Task goal -> Repeat the listing in full, word for word.

Supplied data ->
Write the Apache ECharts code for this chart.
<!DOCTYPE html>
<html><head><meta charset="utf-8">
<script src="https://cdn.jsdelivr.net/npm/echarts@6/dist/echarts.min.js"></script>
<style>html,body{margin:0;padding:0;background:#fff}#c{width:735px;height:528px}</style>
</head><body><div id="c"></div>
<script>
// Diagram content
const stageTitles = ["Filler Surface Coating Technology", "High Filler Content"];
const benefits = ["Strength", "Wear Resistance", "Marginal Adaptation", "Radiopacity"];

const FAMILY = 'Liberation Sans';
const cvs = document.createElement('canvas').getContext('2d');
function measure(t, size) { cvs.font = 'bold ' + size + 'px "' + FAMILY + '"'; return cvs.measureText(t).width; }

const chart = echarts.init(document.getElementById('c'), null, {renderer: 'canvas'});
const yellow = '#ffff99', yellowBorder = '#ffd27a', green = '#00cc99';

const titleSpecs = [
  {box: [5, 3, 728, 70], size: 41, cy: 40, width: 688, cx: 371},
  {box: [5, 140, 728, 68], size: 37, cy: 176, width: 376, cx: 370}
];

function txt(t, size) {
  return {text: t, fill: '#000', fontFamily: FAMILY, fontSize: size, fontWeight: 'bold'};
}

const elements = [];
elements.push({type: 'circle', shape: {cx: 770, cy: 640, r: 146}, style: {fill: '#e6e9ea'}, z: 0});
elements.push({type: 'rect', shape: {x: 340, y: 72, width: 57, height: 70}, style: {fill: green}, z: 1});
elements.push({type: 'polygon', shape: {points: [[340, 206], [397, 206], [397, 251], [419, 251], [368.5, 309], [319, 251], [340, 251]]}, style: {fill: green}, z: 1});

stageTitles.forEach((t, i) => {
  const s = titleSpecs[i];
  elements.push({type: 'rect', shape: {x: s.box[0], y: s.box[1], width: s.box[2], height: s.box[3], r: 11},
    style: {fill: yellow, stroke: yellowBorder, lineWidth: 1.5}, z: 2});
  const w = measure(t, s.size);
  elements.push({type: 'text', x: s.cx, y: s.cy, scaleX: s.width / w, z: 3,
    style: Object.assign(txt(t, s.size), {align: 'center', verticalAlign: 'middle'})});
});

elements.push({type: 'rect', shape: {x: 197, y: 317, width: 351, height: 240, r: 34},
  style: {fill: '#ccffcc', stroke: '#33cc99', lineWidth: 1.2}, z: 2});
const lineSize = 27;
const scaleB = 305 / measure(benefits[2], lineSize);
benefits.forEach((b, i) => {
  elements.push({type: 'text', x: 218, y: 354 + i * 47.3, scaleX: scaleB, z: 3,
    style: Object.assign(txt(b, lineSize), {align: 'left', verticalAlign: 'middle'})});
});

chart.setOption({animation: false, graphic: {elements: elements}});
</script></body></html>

Result ->
Write the Apache ECharts code for this chart.
<!DOCTYPE html>
<html><head><meta charset="utf-8">
<script src="https://cdn.jsdelivr.net/npm/echarts@6/dist/echarts.min.js"></script>
<style>html,body{margin:0;padding:0;background:#fff}#c{width:735px;height:528px}</style>
</head><body><div id="c"></div>
<script>
// Diagram content
const stageTitles = ["Filler Surface Coating Technology", "High Filler Content"];
const benefits = ["Strength", "Wear Resistance", "Marginal Adaptation", "Radiopacity"];

const FAMILY = 'Liberation Sans';
const cvs = document.createElement('canvas').getContext('2d');
function measure(t, size) { cvs.font = 'bold ' + size + 'px "' + FAMILY + '"'; return cvs.measureText(t).width; }

const chart = echarts.init(document.getElementById('c'), null, {renderer: 'canvas'});
const yellow = '#ffff99', yellowBorder = '#ffd27a', green = '#00cc99';

const titleSpecs = [
  {box: [5, 3, 728, 70], size: 41, cy: 40, width: 688, cx: 371},
  {box: [5, 140, 728, 68], size: 37, cy: 176, width: 376, cx: 370}
];

function txt(t, size) {
  return {text: t, fill: '#000', fontFamily: FAMILY, fontSize: size, fontWeight: 'bold'};
}

const elements = [];
elements.push({type: 'circle', shape: {cx: 770, cy: 640, r: 146}, style: {fill: '#e6e9ea'}, z: 0});
elements.push({type: 'rect', shape: {x: 340, y: 72, width: 57, height: 70}, style: {fill: green}, z: 1});
elements.push({type: 'polygon', shape: {points: [[340, 206], [397, 206], [397, 251], [419, 251], [368.5, 309], [319, 251], [340, 251]]}, style: {fill: green}, z: 1});

stageTitles.forEach((t, i) => {
  const s = titleSpecs[i];
  elements.push({type: 'rect', shape: {x: s.box[0], y: s.box[1], width: s.box[2], height: s.box[3], r: 11},
    style: {fill: yellow, stroke: yellowBorder, lineWidth: 1.5}, z: 2});
  const w = measure(t, s.size);
  elements.push({type: 'text', x: s.cx, y: s.cy, scaleX: s.width / w, z: 3,
    style: Object.assign(txt(t, s.size), {align: 'center', verticalAlign: 'middle'})});
});

elements.push({type: 'rect', shape: {x: 197, y: 317, width: 351, height: 240, r: 34},
  style: {fill: '#ccffcc', stroke: '#33cc99', lineWidth: 1.2}, z: 2});
const lineSize = 27;
const scaleB = 305 / measure(benefits[2], lineSize);
benefits.forEach((b, i) => {
  elements.push({type: 'text', x: 218, y: 354 + i * 47.3, scaleX: scaleB, z: 3,
    style: Object.assign(txt(b, lineSize), {align: 'left', verticalAlign: 'middle'})});
});

chart.setOption({animation: false, graphic: {elements: elements}});
</script></body></html>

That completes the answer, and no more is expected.